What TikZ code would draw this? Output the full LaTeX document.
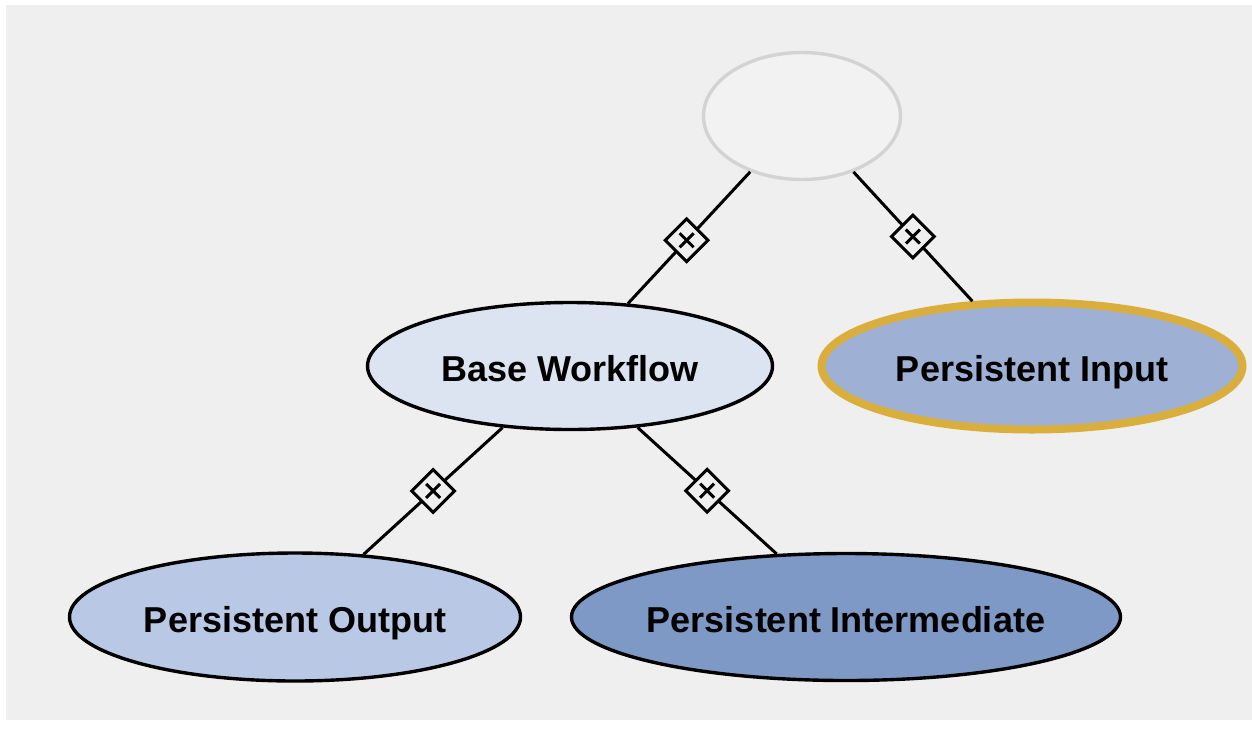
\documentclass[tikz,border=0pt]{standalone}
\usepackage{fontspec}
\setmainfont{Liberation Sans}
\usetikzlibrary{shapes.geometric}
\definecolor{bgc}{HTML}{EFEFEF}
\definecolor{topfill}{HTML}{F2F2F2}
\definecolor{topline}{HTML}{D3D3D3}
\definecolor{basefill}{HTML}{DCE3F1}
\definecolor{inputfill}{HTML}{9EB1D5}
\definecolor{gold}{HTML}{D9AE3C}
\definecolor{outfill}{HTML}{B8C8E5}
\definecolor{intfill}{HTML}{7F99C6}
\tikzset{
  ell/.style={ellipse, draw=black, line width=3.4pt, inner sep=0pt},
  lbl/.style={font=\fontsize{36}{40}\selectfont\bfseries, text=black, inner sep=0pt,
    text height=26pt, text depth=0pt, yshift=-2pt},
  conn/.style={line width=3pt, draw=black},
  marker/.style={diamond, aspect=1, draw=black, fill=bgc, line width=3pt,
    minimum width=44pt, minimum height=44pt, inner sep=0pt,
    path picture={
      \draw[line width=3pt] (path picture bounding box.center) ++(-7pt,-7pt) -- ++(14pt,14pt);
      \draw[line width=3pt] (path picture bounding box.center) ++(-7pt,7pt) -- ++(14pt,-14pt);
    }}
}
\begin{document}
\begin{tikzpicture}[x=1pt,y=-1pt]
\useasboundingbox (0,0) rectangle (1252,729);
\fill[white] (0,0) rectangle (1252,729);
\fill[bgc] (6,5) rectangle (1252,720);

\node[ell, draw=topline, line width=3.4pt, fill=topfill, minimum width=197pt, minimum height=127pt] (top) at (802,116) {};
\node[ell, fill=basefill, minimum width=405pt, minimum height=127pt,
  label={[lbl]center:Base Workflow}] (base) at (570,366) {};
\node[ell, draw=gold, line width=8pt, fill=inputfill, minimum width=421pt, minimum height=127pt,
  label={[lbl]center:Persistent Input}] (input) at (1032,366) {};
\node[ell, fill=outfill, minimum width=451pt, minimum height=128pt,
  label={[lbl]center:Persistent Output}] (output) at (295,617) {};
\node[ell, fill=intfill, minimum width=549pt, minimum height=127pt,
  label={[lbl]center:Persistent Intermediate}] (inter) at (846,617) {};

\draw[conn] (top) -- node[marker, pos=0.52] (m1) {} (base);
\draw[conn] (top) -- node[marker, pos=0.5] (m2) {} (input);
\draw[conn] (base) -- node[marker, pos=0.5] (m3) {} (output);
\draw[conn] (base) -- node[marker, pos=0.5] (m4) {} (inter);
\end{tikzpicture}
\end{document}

....

• **Problem statement**
Which lines contain "draw"? Copy each of them out.

• **Written answer**
What TikZ code would draw this? Output the full LaTeX document.
  ell/.style={ellipse, draw=black, line width=3.4pt, inner sep=0pt},
  conn/.style={line width=3pt, draw=black},
  marker/.style={diamond, aspect=1, draw=black, fill=bgc, line width=3pt,
      \draw[line width=3pt] (path picture bounding box.center) ++(-7pt,-7pt) -- ++(14pt,14pt);
      \draw[line width=3pt] (path picture bounding box.center) ++(-7pt,7pt) -- ++(14pt,-14pt);
\node[ell, draw=topline, line width=3.4pt, fill=topfill, minimum width=197pt, minimum height=127pt] (top) at (802,116) {};
\node[ell, draw=gold, line width=8pt, fill=inputfill, minimum width=421pt, minimum height=127pt,
\draw[conn] (top) -- node[marker, pos=0.52] (m1) {} (base);
\draw[conn] (top) -- node[marker, pos=0.5] (m2) {} (input);
\draw[conn] (base) -- node[marker, pos=0.5] (m3) {} (output);
\draw[conn] (base) -- node[marker, pos=0.5] (m4) {} (inter);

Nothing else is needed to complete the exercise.